Commemorating the June visit with a group photo are, left to right: Daniel Hartsock, Dan Rusk, Prof. Pete Lamb, and Prof. Jie Song. Photo by Prof. Weidong Guo.
Commemorating the June visit with a group photo are, left to right: Daniel Hartsock, Dan Rusk, Prof. Pete Lamb, and Prof. Jie Song. Photo by Prof. Weidong Guo.
Researchers Jie Song from the University of Northern Illinois and Weidong Guo from Nanjing University visited the ARM Southern Great Plains site in June to learn more about ARM and discuss in detail the organization of the user facility, processes and procedures, and instrumentation.

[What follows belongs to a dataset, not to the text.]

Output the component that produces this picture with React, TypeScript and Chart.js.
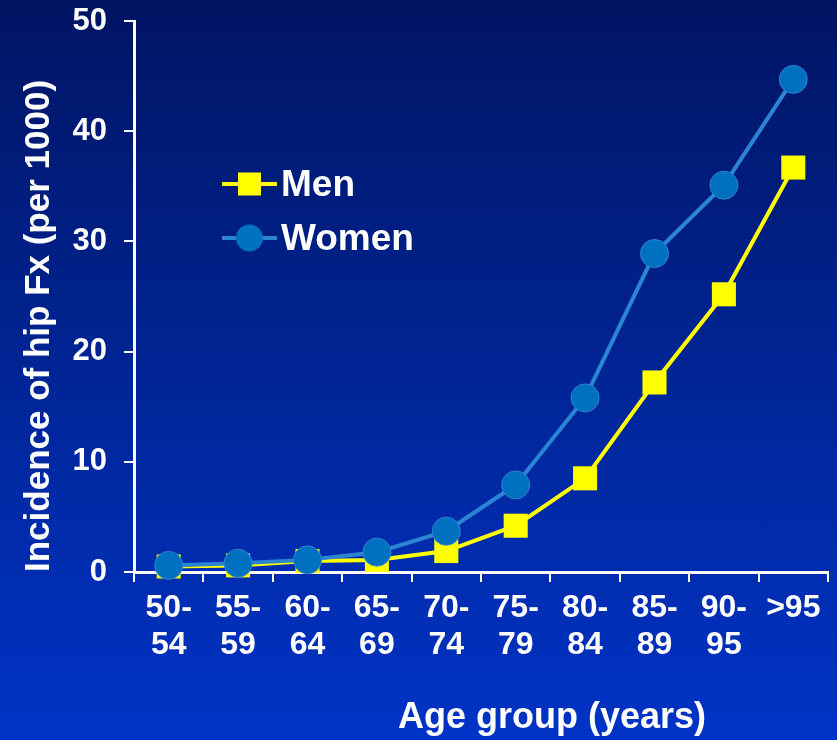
import React, { useEffect, useRef } from "react";
import { Chart, registerables } from "chart.js";

Chart.register(...registerables);

const categories: string[][] = [
  ["50-", "54"], ["55-", "59"], ["60-", "64"], ["65-", "69"], ["70-", "74"],
  ["75-", "79"], ["80-", "84"], ["85-", "89"], ["90-", "95"], [">95"],
];
const menValues: number[] = [0.5, 0.6, 1.0, 1.1, 1.9, 4.2, 8.5, 17.2, 25.2, 36.7];
const womenValues: number[] = [0.6, 0.8, 1.1, 1.8, 3.7, 7.9, 15.8, 28.9, 35.1, 44.7];
const yTicks: number[] = [0, 10, 20, 30, 40, 50];
const yTitle = "Incidence of hip Fx (per 1000)";
const xTitle = "Age group (years)";
const seriesNames: string[] = ["Men", "Women"];

const FONT = "'Liberation Sans', Arial, Helvetica, sans-serif";
const MEN_COLOR = "#ffff00";
const WOMEN_LINE = "#2a86d4";
const WOMEN_POINT = "#0070c0";

const overlayPlugin = {
  id: "overlay",
  afterDraw(chart: any) {
    const ctx = chart.ctx as CanvasRenderingContext2D;
    ctx.save();
    // legend
    const lx0 = 222;
    const lx1 = 277;
    const rows = [184, 238];
    chart.data.datasets.forEach((ds: any, i: number) => {
      const y = rows[i];
      ctx.strokeStyle = ds.borderColor;
      ctx.lineWidth = ds.borderWidth;
      ctx.beginPath();
      ctx.moveTo(lx0, y);
      ctx.lineTo(lx1, y);
      ctx.stroke();
      const cx = (lx0 + lx1) / 2;
      ctx.fillStyle = ds.pointBackgroundColor;
      if (ds.pointStyle === "rect") {
        const s = 23;
        ctx.fillRect(cx - s / 2, y - s / 2, s, s);
      } else {
        ctx.beginPath();
        ctx.arc(cx, y, 13.5, 0, Math.PI * 2);
        ctx.fill();
      }
      ctx.fillStyle = "#ffffff";
      ctx.font = `bold 37px ${FONT}`;
      ctx.textAlign = "left";
      ctx.textBaseline = "middle";
      ctx.fillText(ds.label, 281, y + 2);
    });
    // x axis title
    ctx.fillStyle = "#ffffff";
    ctx.font = `bold 36px ${FONT}`;
    ctx.textAlign = "center";
    ctx.textBaseline = "middle";
    ctx.fillText(xTitle, 552, 718);
    ctx.restore();
  },
};

function zeroPadding(scale: any) {
  scale.paddingLeft = 0;
  scale.paddingRight = 0;
  scale.paddingTop = 0;
  scale.paddingBottom = 0;
}

export default function App() {
  const canvasRef = useRef<HTMLCanvasElement | null>(null);

  useEffect(() => {
    document.body.style.margin = "0";
    const canvas = canvasRef.current;
    if (!canvas) return;
    const chart = new Chart(canvas, {
      type: "line",
      data: {
        labels: categories,
        datasets: [
          {
            label: seriesNames[0],
            data: menValues,
            borderColor: MEN_COLOR,
            backgroundColor: MEN_COLOR,
            borderWidth: 4,
            pointStyle: "rect",
            pointRadius: 17,
            pointBackgroundColor: MEN_COLOR,
            pointBorderColor: MEN_COLOR,
            pointBorderWidth: 0,
            order: 1,
            tension: 0,
            clip: false,
          },
          {
            label: seriesNames[1],
            data: womenValues,
            borderColor: WOMEN_LINE,
            backgroundColor: WOMEN_POINT,
            borderWidth: 4,
            pointStyle: "circle",
            pointRadius: 14,
            pointBackgroundColor: WOMEN_POINT,
            pointBorderColor: "#2f86cf",
            pointBorderWidth: 1,
            order: 0,
            tension: 0,
            clip: false,
          },
        ],
      },
      options: {
        responsive: false,
        animation: false,
        layout: { autoPadding: false, padding: { top: 21, right: 9, bottom: 0, left: 0 } },
        plugins: {
          legend: { display: false },
          tooltip: { enabled: false },
        },
        scales: {
          x: {
            type: "category",
            offset: true,
            grid: {
              offset: true,
              drawOnChartArea: false,
              drawTicks: true,
              tickLength: 10,
              color: "#ffffff",
              lineWidth: 2,
            },
            border: { display: true, color: "#ffffff", width: 3 },
            ticks: {
              color: "#ffffff",
              font: { family: FONT, size: 32, weight: "bold", lineHeight: 1.15 },
              padding: 8,
              maxRotation: 0,
              autoSkip: false,
            },
            afterFit(scale: any) {
              scale.height = 168;
              zeroPadding(scale);
            },
          },
          y: {
            min: 0,
            max: 50,
            afterBuildTicks(scale: any) {
              scale.ticks = yTicks.map((v) => ({ value: v }));
            },
            grid: {
              drawOnChartArea: false,
              drawTicks: true,
              tickLength: 10,
              color: "#ffffff",
              lineWidth: 2,
            },
            border: { display: true, color: "#ffffff", width: 3 },
            ticks: {
              color: "#ffffff",
              font: { family: FONT, size: 31, weight: "bold" },
              padding: 17,
            },
            title: {
              display: true,
              text: yTitle,
              color: "#ffffff",
              align: "start",
              font: { family: FONT, size: 35, weight: "bold" },
              padding: { top: 18, bottom: 0 },
            },
            afterFit(scale: any) {
              scale.width = 134;
              zeroPadding(scale);
            },
          },
        },
      },
      plugins: [overlayPlugin],
    } as any);
    return () => chart.destroy();
  }, []);

  return (
    <div
      style={{
        position: "fixed",
        left: 0,
        top: 0,
        width: 837,
        height: 740,
        background: "linear-gradient(180deg, #001462 0%, #00269a 55%, #0033c6 100%)",
      }}
    >
      <canvas ref={canvasRef} width={837} height={740} style={{ display: "block" }} />
    </div>
  );
}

Their visit was prompted by continuing interest in China to establish a program for defining current meteorological conditions and possible aridity trends in some regions of that country.

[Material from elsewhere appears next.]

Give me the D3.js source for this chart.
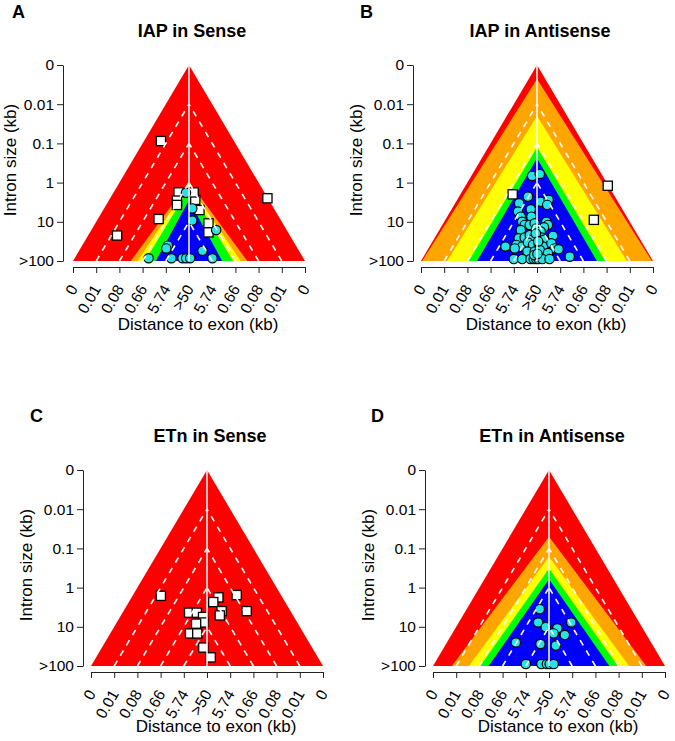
<!DOCTYPE html>
<html><head><meta charset="utf-8">
<script src="https://cdn.jsdelivr.net/npm/d3@7"></script>
<style>
body{margin:0;background:#fff}
svg{display:block;font-family:"Liberation Sans",Arial,Helvetica,sans-serif}
</style>
</head><body>
<svg id="c" width="675" height="741"></svg>
<script>
// ---------- data ----------
const xTickLabels = ["0","0.01","0.08","0.66","5.74",">50","5.74","0.66","0.08","0.01","0"];
const yTickLabels = ["0","0.01","0.1","1","10",">100"];
const panelLetters = ["A","B","C","D"];
const panelTitles = ["IAP in Sense","IAP in Antisense","ETn in Sense","ETn in Antisense"];
const xAxisTitle = "Distance to exon (kb)";
const yAxisTitle = "Intron size (kb)";
const bandColors = ["#ff0000","#ffa500","#ffff00","#00ff00","#0000ff"];

// bands: [apex position on intron-size axis (0..5), base half-width on distance axis (0..5)]
const bandsA = [[0,5],[2.98,2.51],[3.05,2.22],[3.15,1.90],[3.45,1.43]];
const bandsB = [[0,5],[0.36,4.95],[1.30,3.87],[2.10,2.94],[2.38,2.58]];
const bandsC = [[0,5]];
const bandsD = [[0,5],[1.70,4.19],[2.21,3.45],[2.51,2.97],[2.79,2.60]];

// points: [distance axis position (-5..5, 0 = >50), intron-size axis position (0..5)]
const squaresA = [[-1.21,1.94],[-0.45,3.25],[-0.52,3.46],[-0.52,3.57],[0.27,3.44],[0.45,3.70],
  [-1.31,3.93],[-3.10,4.35],[0.84,4.04],[0.84,4.27],[3.38,3.40],[0.20,3.25]];
const circlesA = [[-0.13,3.26],[0.14,3.66],[0.14,3.97],[1.17,4.21],[-0.91,4.61],[-0.98,4.68],
  [0.58,4.74],[-1.74,4.93],[-0.76,4.93],[-0.28,4.93],[-0.12,4.93],[0.05,4.93],[1.01,4.93]];

const squaresB = [[-1.05,3.30],[3.05,3.08],[2.45,3.95]];
const circlesB = [[-0.21,2.83],[0.12,2.78],[-0.39,3.36],[-0.77,3.53],[0.15,3.49],[0.50,3.44],
  [0.44,3.57],[-0.82,3.74],[-0.70,3.87],[-0.27,3.68],[-0.24,3.87],[-0.64,4.00],[-0.53,4.08],
  [-0.70,4.21],[-0.31,4.08],[-0.10,4.04],[-0.03,4.17],[0.40,4.00],[0.47,4.08],[0.30,4.14],
  [0.16,4.25],[-0.79,4.42],[-0.53,4.40],[-0.31,4.34],[-0.24,4.46],[0.19,4.40],[0.30,4.46],
  [0.69,4.36],[-0.89,4.59],[-0.64,4.63],[-0.39,4.53],[-0.17,4.59],[0.07,4.55],[0.26,4.63],
  [0.62,4.55],[0.76,4.68],[0.93,4.70],[-1.36,4.63],[-0.96,4.68],[-0.41,4.76],[-0.10,4.76],
  [0.12,4.72],[0.47,4.80],[1.41,4.89],[-1.00,4.95],[-0.64,4.95],[-0.28,4.95],[-0.14,4.95],
  [-0.03,4.95],[0.07,4.95],[0.23,4.95],[0.54,4.95],[-0.05,4.30],[0.05,4.50],[-0.12,4.85],[0.02,4.82]];

const squaresC = [[-1.99,3.21],[0.49,3.25],[0.27,3.37],[1.28,3.19],[1.71,3.60],[0.63,3.60],
  [0.55,3.71],[-0.77,3.64],[-0.44,3.64],[-0.17,3.75],[-0.16,3.89],[-0.47,3.92],[-0.73,4.17],
  [-0.42,4.17],[-0.16,4.53],[0.16,4.78]];
const circlesC = [];

const squaresD = [];
const circlesD = [[-0.40,3.55],[-0.47,3.89],[-0.14,4.01],[0.96,3.89],[0.36,4.04],[0.20,4.17],
  [0.68,4.21],[-1.43,4.40],[-0.37,4.44],[0.29,4.48],[-1.00,4.95],[-0.33,4.95],[-0.09,4.95],
  [0.03,4.95],[0.20,4.95]];

const allBands = [bandsA,bandsB,bandsC,bandsD];
const allSquares = [squaresA,squaresB,squaresC,squaresD];
const allCircles = [circlesA,circlesB,circlesC,circlesD];

// ---------- layout (pixels) ----------
const layout = [
  {xr:[73,305], yr:[65,261], axY:267, axX:63,  letX:12,  letY:18,  titY:37,  ylabX:16,  xlabY:330},
  {xr:[421,653],yr:[65,261], axY:267, axX:413, letX:360, letY:18,  titY:37,  ylabX:362, xlabY:330},
  {xr:[91,323], yr:[470,666],axY:672, axX:83,  letX:30,  letY:422, titY:442, ylabX:32,  xlabY:732},
  {xr:[433,665],yr:[470,666],axY:672, axX:425, letX:371, letY:422, titY:442, ylabX:374, xlabY:732}
];

const svg = d3.select("#c");

layout.forEach((L, pi) => {
  const g = svg.append("g");
  const x = d3.scaleLinear().domain([-5,5]).range(L.xr);
  const y = d3.scaleLinear().domain([0,5]).range(L.yr);
  const cx = x(0);

  // colour bands (nested triangles)
  allBands[pi].forEach((b, i) => {
    const [apex, half] = b;
    g.append("path")
      .attr("d", d3.line()([[x(-half), y(5)], [x(0), y(apex)], [x(half), y(5)]]) + "Z")
      .attr("fill", bandColors[i]);
  });

  // points
  g.selectAll("rect.sq").data(allSquares[pi]).join("rect")
    .attr("x", d => x(d[0]) - 4.6).attr("y", d => y(d[1]) - 4.6)
    .attr("width", 9.2).attr("height", 9.2)
    .attr("fill", "#ffffff").attr("stroke", "#000").attr("stroke-width", 1.3);
  g.selectAll("circle.ci").data(allCircles[pi]).join("circle")
    .attr("cx", d => x(d[0])).attr("cy", d => y(d[1])).attr("r", 4.7)
    .attr("fill", "#27e3e6").attr("stroke", "#000").attr("stroke-width", 1.2);

  // dashed guide lines
  [1,2,3,4].forEach(k => {
    [-1,1].forEach(s => {
      g.append("line")
        .attr("x1", x(s*(5-k))).attr("y1", y(5))
        .attr("x2", x(0)).attr("y2", y(k))
        .attr("stroke", "#fff").attr("stroke-width", 1.6)
        .attr("stroke-dasharray", "6,6");
    });
  });
  // centre line
  g.append("line").attr("x1", cx).attr("x2", cx).attr("y1", y(0)).attr("y2", y(5))
    .attr("stroke", "#fff").attr("stroke-width", 1.5);

  // y axis
  const ya = g.append("g").attr("transform", `translate(${L.axX},0)`)
    .call(d3.axisLeft(y).tickValues(d3.range(6)).tickFormat(i => yTickLabels[i])
      .tickSize(6).tickSizeOuter(0).tickPadding(3));
  ya.attr("font-family", null).attr("font-size", null);
  ya.selectAll("text").attr("font-size", 15.5).attr("fill", "#000");
  ya.selectAll("line,path").attr("stroke", "#222");

  // x axis
  const xa = g.append("g").attr("transform", `translate(0,${L.axY})`)
    .call(d3.axisBottom(x).tickValues(d3.range(-5,6)).tickFormat(i => xTickLabels[i+5])
      .tickSize(6).tickSizeOuter(0));
  xa.attr("font-family", null).attr("font-size", null);
  xa.selectAll("line,path").attr("stroke", "#222");
  xa.selectAll("text").attr("font-size", 15.5).attr("fill", "#000")
    .attr("x", 0).attr("y", 0).attr("dy", "0.35em")
    .attr("text-anchor", "end")
    .attr("transform", "translate(0,19) rotate(-60)");

  // titles
  g.append("text").attr("x", L.letX).attr("y", L.letY).text(panelLetters[pi])
    .attr("font-weight", "bold").attr("font-size", 18);
  g.append("text").attr("x", cx + 3).attr("y", L.titY).text(panelTitles[pi])
    .attr("font-weight", "bold").attr("font-size", 18).attr("text-anchor", "middle");
  g.append("text").attr("x", cx + 9).attr("y", L.xlabY).text(xAxisTitle)
    .attr("font-size", 17).attr("text-anchor", "middle");
  const ym = (L.yr[0] + L.yr[1]) / 2 - 3;
  g.append("text").attr("transform", `translate(${L.ylabX},${ym}) rotate(-90)`)
    .text(yAxisTitle).attr("font-size", 17).attr("text-anchor", "middle");
});
</script>
</body></html>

A few years ago, Pete Lamb, SGP site scientist, exchanged visits with climate researchers from China to explore ways that both parties could learn from advances in each country’s climate science efforts. The recent SGP site visit started with Lamb providing an overview of the ARM program and its history. Dan Rusk, SGP site operations manager, then gave a walking tour of the SGP Central Facility, describing all the different instruments, site services, and user capabilities. ARM radar engineers were on site and also showed the visitors some data from the new cloud radars.

Back at the site office building, Rusk concluded the tour with a presentation explaining the instrument mentor-technician paradigm, corrective and preventative maintenance reports, data availability, status reporting, and configuration change requirements. He also showed them the ARM website and how to browse ARM data, including the new Data System Status Viewer, or DSView, web page. Following their visit, Prof. Guo sent a note of appreciation about their time at the SGP site.

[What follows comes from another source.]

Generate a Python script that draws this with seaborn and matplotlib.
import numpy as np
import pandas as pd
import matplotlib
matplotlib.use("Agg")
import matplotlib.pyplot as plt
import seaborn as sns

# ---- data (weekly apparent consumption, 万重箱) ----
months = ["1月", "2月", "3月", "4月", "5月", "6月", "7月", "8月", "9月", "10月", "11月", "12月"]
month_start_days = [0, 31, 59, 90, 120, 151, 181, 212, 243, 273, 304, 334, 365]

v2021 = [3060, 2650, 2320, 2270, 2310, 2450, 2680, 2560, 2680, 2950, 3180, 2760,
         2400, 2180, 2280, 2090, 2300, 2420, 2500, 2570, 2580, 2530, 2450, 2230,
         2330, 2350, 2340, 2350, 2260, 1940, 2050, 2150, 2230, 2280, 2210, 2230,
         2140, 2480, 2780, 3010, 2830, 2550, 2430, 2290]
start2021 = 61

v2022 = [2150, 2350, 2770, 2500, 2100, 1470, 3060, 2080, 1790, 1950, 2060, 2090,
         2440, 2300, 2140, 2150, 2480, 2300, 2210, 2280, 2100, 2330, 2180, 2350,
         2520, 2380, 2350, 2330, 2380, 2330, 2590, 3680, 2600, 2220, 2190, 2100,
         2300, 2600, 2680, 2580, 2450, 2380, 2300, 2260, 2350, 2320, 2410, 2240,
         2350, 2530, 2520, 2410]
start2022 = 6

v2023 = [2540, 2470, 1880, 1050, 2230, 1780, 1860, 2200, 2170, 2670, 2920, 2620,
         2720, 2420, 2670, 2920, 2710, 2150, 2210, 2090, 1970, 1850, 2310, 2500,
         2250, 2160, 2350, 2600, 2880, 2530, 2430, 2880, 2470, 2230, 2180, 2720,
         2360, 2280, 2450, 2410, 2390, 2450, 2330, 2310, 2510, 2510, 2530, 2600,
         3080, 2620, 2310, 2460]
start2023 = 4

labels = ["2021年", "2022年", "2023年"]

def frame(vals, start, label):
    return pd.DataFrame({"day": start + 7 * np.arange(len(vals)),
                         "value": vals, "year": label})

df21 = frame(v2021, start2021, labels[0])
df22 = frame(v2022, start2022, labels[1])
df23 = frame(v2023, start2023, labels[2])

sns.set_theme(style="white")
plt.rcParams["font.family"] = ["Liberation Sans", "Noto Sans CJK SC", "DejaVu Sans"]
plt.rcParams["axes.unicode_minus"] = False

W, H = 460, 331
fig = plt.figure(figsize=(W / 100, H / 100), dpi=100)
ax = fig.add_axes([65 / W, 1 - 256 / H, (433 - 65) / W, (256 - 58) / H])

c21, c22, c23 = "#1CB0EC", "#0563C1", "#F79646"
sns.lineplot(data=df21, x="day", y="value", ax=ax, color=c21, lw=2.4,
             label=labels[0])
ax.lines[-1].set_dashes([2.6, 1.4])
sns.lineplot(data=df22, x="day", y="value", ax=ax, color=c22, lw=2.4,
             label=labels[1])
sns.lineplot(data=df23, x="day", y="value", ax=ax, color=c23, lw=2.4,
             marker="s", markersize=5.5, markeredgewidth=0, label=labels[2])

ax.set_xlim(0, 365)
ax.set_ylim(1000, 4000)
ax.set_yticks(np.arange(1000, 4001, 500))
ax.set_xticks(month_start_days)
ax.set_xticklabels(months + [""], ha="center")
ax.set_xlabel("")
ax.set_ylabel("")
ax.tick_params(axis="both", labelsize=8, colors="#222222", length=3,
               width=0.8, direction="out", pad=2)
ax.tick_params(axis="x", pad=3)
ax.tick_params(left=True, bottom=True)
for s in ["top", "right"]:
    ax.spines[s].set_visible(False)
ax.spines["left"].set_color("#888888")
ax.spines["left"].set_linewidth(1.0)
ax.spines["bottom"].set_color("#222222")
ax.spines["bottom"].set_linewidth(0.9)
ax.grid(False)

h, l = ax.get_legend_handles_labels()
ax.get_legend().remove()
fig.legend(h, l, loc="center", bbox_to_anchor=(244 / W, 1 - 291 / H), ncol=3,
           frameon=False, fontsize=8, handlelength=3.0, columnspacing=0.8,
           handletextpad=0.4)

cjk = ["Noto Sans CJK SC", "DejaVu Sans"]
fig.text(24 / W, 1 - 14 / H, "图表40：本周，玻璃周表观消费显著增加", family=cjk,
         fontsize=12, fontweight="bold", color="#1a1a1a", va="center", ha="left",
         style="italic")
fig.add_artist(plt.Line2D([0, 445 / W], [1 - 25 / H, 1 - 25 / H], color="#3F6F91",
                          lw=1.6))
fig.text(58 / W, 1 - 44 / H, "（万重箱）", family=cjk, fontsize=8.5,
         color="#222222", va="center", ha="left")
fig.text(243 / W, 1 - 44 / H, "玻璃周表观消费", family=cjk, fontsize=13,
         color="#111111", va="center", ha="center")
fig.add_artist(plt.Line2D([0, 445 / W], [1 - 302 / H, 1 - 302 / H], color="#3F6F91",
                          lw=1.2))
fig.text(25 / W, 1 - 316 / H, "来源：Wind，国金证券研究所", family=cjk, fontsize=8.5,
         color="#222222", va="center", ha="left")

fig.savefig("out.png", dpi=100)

"As Prof. Jie Song mentioned, your site is indeed the most comprehensive open laboratory in the world! We were deeply impressed by the high level of instrumentation and professionalism that you have demonstrated at your work. It goes without saying that we experienced an extraordinary day at your site! Thank you so much for your kind help and thoughtful planning throughout the whole period of our visit!" wrote Prof. Guo.

Lamb will reconnect with the scientists at the Second China-U.S. Symposium on Meteorology, which is currently in the planning stages for September 2012. He is working with Chinese representatives to solidify arrangements for the Symposium, proposed to be held in Qingdao, on the coast between Beijing and Shanghai. The event is a follow up to the first symposium coordinated by Lamb and held at the National Weather Center in Norman in February 2008. If there is sufficient interest, the second symposium will have a session devoted to the AMF deployment in China.